The courts have long ruled that were both parties agree a certain status for a contract, and the ingredients of such are present, they are unlikely to rule that the relationship is anything other than what the participants say it is. One can go back to Winter v Westward and Brabyn v Barnett to see this.

IT and Engineering contractors incorporate not in order to change the status of the relationship, or even to avoid tax. They do so because of a part of the Agency regulations which in effect state that should the worker not pay his NI/Income tax then it will be paid by the next limited company in the chain (Section 134 if I recall correctly). The tax benefits spring from the Limited Company rather than the Limited Company being created in order to gain the tax benefits. It also has the benefit of removing from the client the danger of a Section 134 Ruling. The Limited Company equally prevents an employment relationship since there is no contract between the worker and the client (it is between the Limited Company and the Client). This contractual nexis issue was raised in the case of Hewlett Packard v O'Murphy.

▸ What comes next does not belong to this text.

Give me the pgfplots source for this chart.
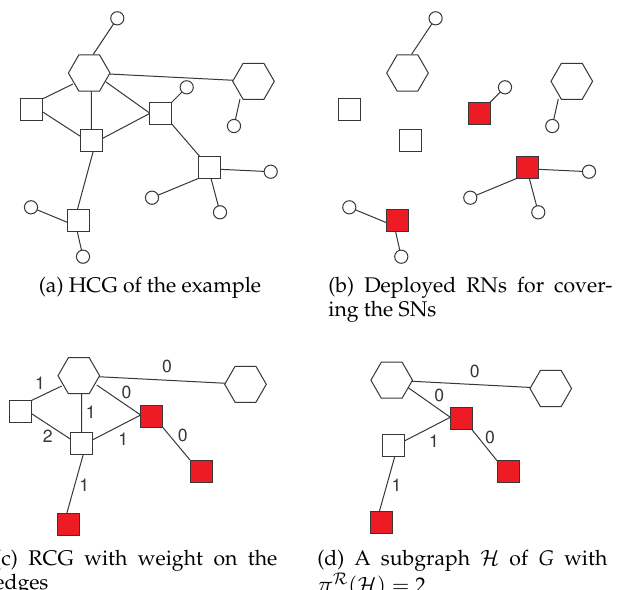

IR35 actually increase the grey area because it allows certain departments to treat a limited company (or it's principle shareholder and director) differently.

So as far as the DTI is concerned it is a business. It's directors legally responsible for there actions in that capacity, and the company should have all relevent insurances including Public and Private Liabilty

As far as Customs and Excise are concerned it is a business, since you can't charge VAT if you are an employee.

As far as the Corporation Tax division is concerned it is a business and should pay all relevent taxes.

As far as the Personal Tax division it is even more absurd in that the Personal Tax division has no idea what it is, for Employers Tax it is A business, for personal tax it is the employee!

According to recent comments by Beverly Hughes, the minister responsible for Work Permits UK, it is a business subject to all the pitfalls of that position and the vagaries of the market.

For the purposes of Employment Rights, It is a business, responsible for the provision of such rights.

So the status of the caught company rather depends on who it is talking to. This does not strike me as decreasing the grey area, rather it makes great strides in increasing it.

As for ending the charade, that really depends. Either IR35 is abolished (unlikely given current government policy), or the government will be forced to do what the courts have long asked it; Legislate a definition of what exactly consitutes an employee.